Problem details: Return the records from the first line through the line containing "const titleLines = ['TOTAL", and leave out the pictures.
:: Source data ::
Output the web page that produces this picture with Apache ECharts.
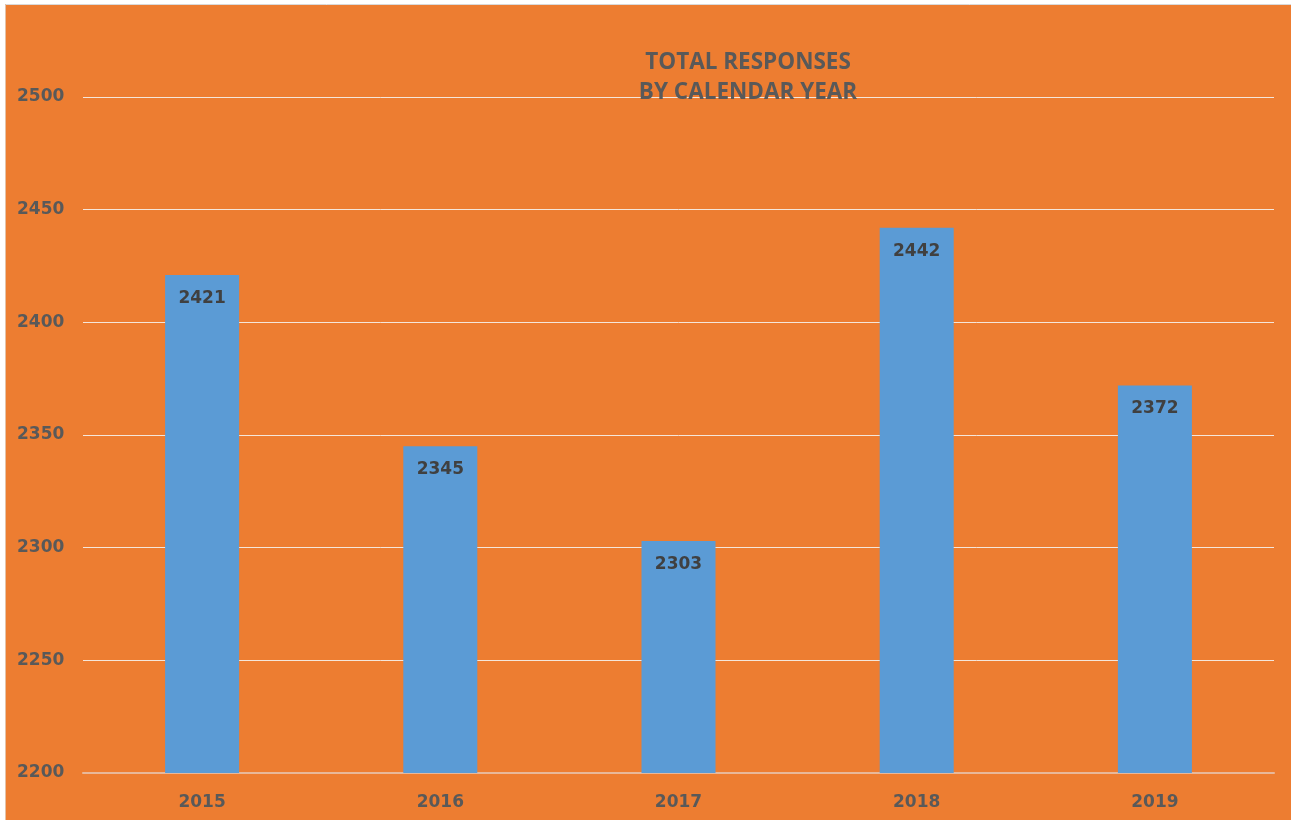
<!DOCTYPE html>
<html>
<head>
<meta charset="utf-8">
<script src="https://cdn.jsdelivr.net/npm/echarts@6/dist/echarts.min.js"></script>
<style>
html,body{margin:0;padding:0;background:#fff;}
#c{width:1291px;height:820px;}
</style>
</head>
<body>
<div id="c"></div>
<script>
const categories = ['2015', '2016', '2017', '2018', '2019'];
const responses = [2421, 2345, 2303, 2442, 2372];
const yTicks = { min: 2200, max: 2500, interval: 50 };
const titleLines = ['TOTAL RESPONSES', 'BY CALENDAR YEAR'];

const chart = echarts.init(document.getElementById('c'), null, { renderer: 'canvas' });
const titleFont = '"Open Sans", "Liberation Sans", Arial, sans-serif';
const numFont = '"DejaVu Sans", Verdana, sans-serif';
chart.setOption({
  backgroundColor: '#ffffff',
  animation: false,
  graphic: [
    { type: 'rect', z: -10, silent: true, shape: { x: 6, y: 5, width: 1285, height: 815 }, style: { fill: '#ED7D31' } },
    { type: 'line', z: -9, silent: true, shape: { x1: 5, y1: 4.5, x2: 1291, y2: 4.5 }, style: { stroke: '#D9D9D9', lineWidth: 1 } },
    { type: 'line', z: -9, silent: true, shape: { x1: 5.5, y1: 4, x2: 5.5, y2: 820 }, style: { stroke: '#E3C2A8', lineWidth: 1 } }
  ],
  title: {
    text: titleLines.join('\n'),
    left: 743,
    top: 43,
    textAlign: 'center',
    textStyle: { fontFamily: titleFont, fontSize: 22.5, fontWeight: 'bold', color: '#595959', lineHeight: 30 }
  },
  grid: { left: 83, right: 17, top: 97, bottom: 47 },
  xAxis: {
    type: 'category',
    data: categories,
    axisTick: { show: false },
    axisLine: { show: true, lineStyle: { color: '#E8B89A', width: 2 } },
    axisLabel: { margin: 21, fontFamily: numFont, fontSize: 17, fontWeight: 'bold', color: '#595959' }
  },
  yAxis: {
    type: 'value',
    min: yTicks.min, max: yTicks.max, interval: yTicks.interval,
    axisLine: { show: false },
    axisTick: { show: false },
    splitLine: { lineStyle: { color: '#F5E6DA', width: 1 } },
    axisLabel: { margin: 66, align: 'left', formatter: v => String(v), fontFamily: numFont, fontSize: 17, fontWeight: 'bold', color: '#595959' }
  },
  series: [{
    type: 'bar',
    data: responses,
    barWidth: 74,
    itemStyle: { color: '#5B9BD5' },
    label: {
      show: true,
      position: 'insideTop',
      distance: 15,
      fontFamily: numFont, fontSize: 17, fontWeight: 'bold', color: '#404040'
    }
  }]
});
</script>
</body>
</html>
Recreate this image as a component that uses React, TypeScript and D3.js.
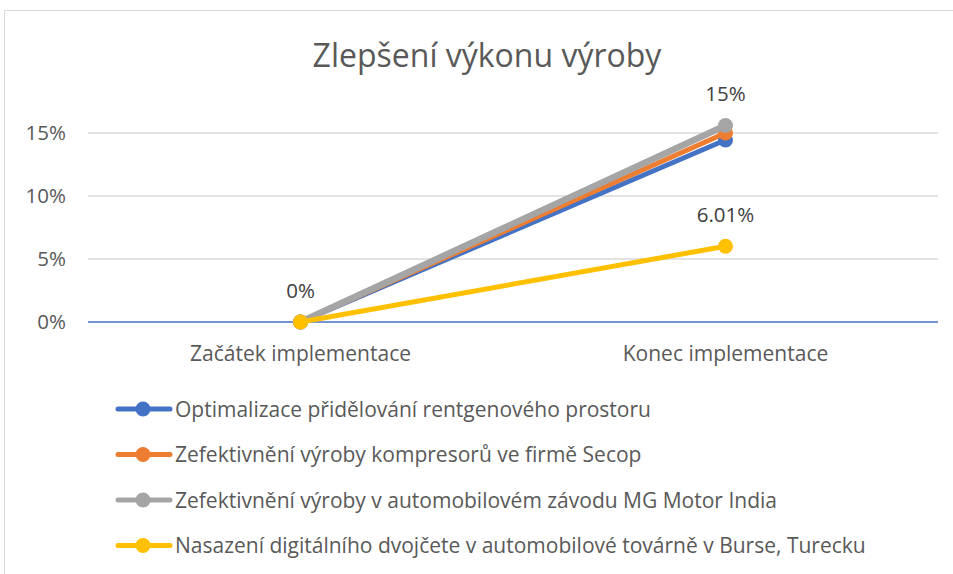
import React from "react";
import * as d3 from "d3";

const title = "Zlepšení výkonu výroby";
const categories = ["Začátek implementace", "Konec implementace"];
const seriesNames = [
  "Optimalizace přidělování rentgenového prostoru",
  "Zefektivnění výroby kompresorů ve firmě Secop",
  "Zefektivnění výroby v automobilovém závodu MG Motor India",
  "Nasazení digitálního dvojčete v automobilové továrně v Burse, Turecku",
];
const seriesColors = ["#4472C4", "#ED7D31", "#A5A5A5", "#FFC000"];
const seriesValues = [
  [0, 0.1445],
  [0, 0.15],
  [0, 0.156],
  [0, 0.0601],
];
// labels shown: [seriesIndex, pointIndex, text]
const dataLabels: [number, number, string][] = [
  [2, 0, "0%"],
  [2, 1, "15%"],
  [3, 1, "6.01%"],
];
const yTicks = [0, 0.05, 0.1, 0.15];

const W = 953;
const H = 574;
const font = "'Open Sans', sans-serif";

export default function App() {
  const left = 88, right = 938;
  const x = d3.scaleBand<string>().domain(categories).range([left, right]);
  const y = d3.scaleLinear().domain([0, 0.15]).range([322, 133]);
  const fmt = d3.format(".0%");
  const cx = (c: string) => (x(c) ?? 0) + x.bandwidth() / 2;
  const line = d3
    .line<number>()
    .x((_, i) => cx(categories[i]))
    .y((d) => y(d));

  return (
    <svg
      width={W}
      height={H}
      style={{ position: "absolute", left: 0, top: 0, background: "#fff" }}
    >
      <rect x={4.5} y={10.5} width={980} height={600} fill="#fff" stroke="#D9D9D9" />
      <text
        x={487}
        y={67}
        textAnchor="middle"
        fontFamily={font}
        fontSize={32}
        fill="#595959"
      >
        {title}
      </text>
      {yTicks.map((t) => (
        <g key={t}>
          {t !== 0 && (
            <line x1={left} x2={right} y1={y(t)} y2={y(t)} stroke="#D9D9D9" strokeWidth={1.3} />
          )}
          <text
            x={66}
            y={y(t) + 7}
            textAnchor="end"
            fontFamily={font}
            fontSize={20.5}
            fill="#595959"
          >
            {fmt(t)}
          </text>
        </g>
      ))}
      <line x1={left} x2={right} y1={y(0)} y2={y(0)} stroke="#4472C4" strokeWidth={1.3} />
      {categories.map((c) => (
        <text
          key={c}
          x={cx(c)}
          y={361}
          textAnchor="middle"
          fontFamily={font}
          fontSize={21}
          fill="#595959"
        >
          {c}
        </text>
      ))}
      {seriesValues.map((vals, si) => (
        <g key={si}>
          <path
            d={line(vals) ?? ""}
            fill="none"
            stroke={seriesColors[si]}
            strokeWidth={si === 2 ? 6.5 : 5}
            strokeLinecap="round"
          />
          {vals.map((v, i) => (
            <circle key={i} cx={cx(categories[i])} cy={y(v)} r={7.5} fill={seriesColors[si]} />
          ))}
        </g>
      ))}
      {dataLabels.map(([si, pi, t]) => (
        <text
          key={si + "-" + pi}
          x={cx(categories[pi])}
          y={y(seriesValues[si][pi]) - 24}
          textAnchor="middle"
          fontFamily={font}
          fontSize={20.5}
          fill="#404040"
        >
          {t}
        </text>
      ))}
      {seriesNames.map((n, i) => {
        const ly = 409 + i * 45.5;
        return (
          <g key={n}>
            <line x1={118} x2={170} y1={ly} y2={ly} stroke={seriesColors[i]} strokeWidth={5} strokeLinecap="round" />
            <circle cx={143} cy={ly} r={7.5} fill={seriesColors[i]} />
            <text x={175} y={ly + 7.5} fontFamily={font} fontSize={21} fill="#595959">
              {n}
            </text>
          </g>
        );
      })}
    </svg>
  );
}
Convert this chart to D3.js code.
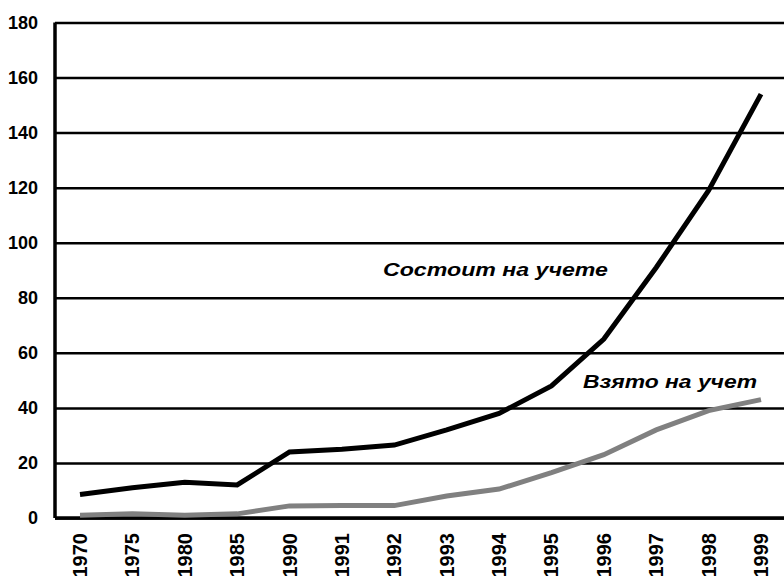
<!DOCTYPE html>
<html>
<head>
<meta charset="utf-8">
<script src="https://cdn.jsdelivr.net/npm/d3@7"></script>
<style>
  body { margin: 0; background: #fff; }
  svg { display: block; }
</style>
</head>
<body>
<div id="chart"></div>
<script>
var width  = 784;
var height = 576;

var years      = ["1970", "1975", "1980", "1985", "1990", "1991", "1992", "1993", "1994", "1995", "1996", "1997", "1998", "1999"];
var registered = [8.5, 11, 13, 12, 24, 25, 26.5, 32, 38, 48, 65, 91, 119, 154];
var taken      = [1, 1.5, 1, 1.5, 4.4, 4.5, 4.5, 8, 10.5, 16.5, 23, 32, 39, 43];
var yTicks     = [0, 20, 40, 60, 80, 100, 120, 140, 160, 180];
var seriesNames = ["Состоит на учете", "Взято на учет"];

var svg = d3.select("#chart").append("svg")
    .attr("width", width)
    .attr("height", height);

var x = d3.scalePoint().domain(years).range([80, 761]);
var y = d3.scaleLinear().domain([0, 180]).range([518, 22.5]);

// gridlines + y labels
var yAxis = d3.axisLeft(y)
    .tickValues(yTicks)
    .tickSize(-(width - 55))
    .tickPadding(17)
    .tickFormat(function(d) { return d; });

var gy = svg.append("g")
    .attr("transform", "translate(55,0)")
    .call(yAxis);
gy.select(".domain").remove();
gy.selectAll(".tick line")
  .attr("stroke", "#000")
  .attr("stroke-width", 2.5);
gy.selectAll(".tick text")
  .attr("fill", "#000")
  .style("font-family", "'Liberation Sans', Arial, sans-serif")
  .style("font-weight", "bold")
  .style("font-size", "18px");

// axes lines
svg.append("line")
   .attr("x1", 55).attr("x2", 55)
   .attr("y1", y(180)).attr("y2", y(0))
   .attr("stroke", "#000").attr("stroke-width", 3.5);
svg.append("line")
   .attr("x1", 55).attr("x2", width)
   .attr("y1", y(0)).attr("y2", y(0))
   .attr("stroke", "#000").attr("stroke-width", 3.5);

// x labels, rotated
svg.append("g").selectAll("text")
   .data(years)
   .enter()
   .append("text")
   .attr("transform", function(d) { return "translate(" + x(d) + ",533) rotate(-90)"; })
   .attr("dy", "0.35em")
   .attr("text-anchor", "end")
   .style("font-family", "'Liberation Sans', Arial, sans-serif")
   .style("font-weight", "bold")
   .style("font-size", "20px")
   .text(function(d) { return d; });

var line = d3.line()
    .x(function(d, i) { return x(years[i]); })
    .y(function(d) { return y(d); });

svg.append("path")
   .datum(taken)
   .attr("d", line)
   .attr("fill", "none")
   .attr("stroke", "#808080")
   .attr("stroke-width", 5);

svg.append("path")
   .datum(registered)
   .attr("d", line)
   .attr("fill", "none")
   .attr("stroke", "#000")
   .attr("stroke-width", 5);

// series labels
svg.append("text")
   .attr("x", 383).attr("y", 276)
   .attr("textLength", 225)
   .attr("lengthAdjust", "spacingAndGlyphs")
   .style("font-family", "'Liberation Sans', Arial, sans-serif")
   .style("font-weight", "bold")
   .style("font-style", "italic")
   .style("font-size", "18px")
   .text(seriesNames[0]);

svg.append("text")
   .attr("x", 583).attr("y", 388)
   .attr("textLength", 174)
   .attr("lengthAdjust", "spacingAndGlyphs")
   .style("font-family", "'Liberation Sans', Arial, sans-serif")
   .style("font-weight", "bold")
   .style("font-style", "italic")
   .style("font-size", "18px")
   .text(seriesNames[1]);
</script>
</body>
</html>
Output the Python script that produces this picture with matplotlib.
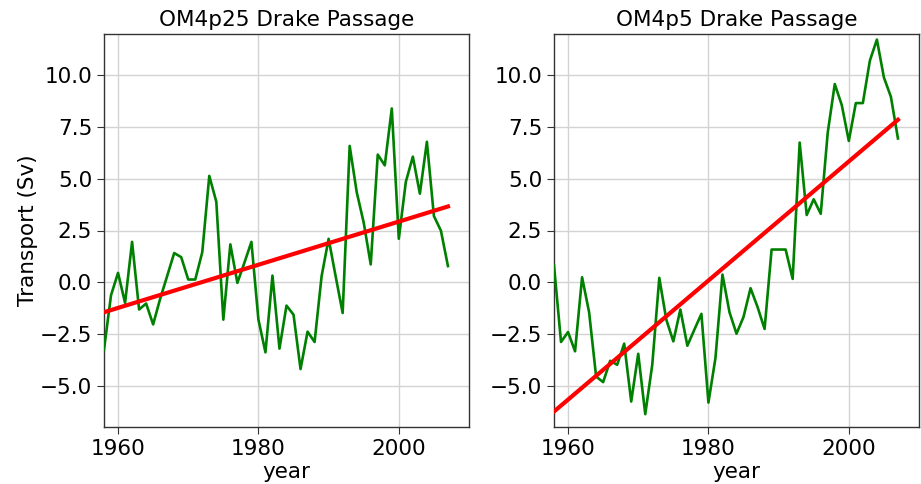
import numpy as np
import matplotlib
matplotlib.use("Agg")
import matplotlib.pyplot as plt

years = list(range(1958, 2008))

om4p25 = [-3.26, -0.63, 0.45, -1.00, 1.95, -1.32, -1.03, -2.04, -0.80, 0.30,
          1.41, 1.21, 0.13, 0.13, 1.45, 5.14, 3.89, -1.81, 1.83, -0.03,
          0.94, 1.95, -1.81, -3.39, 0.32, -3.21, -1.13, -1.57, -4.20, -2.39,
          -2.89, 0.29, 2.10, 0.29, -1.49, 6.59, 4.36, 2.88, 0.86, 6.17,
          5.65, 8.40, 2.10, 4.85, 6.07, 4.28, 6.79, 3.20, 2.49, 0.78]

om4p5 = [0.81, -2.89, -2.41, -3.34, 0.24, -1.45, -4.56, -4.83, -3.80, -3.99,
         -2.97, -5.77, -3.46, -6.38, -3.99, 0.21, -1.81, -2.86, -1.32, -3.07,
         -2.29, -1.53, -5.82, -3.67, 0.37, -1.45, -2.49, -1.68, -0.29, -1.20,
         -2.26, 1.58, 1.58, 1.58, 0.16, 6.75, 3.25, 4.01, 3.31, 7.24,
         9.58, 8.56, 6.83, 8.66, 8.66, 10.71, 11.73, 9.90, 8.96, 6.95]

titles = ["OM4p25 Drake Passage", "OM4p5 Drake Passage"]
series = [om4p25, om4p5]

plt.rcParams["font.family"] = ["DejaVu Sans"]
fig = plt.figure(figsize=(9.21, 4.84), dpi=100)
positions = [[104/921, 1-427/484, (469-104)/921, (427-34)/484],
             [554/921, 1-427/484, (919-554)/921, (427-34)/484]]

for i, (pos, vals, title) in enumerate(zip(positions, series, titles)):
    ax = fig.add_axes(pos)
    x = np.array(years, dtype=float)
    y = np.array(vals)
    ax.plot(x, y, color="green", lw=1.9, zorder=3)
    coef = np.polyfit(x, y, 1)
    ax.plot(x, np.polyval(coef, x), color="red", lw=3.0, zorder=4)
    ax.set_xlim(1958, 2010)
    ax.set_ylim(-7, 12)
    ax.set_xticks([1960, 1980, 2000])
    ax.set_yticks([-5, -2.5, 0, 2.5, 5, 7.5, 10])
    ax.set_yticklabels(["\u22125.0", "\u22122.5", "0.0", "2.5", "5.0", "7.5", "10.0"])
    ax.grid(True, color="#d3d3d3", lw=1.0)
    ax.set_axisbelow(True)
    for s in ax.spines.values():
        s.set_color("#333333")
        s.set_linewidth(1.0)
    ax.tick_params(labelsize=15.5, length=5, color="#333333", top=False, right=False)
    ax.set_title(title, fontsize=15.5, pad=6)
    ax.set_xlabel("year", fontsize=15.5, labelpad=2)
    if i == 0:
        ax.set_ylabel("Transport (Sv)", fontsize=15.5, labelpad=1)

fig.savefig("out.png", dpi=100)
:::
Exercise solution:
Output the web page that produces this picture with Apache ECharts.
<!DOCTYPE html>
<html>
<head>
<meta charset="utf-8">
<script src="https://cdn.jsdelivr.net/npm/echarts@6/dist/echarts.min.js"></script>
<style>
html,body{margin:0;padding:0;background:#fff;}
#c{width:1291px;height:820px;}
</style>
</head>
<body>
<div id="c"></div>
<script>
const categories = ['2015', '2016', '2017', '2018', '2019'];
const responses = [2421, 2345, 2303, 2442, 2372];
const yTicks = { min: 2200, max: 2500, interval: 50 };
const titleLines = ['TOTAL RESPONSES', 'BY CALENDAR YEAR'];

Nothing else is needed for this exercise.